# Start of Information given

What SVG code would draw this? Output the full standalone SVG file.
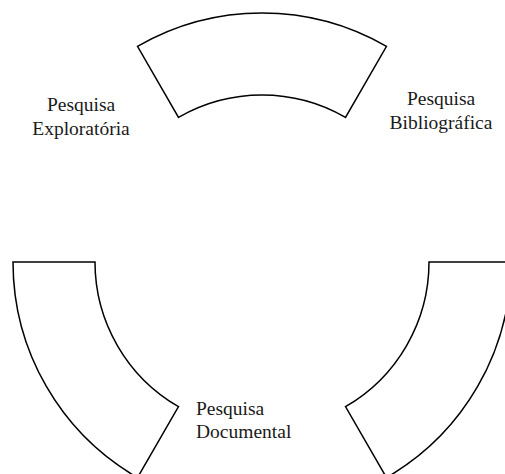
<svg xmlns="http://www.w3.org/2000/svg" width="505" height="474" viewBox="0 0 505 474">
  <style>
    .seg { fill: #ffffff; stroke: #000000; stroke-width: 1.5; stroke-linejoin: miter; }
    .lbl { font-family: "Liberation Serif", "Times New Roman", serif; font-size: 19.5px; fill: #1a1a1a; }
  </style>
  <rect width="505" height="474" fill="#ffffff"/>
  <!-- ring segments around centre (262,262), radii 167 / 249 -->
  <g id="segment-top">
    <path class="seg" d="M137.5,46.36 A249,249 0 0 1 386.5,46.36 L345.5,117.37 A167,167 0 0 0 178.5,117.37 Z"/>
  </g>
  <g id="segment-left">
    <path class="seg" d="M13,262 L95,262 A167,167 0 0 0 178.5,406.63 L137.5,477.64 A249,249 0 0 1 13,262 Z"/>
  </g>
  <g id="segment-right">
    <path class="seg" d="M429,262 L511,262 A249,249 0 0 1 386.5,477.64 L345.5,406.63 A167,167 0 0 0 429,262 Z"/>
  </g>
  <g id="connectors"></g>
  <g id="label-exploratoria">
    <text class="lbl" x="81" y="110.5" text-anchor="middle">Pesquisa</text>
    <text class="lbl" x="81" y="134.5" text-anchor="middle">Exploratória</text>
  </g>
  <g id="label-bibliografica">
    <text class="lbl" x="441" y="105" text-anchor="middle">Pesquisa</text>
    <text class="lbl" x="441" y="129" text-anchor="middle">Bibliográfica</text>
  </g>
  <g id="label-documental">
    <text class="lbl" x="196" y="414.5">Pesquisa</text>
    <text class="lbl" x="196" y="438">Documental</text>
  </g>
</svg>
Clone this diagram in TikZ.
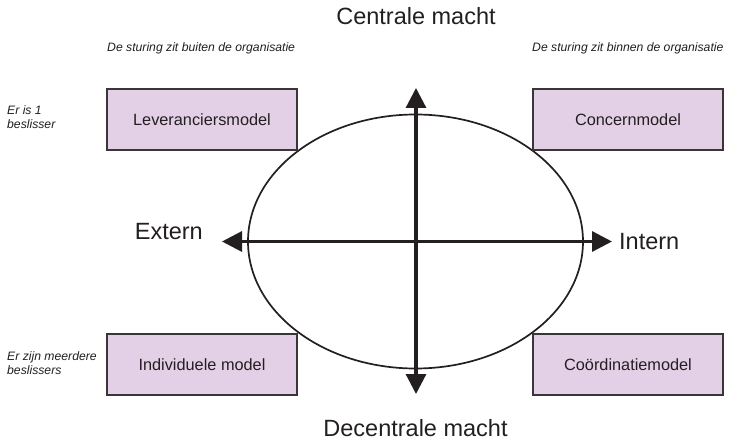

# End of Information given

The exercise. Locate the word "this" in the data above. Copy every line carrying it.

Answer in full.
What SVG code would draw this? Output the full standalone SVG file.
Clone this diagram in TikZ.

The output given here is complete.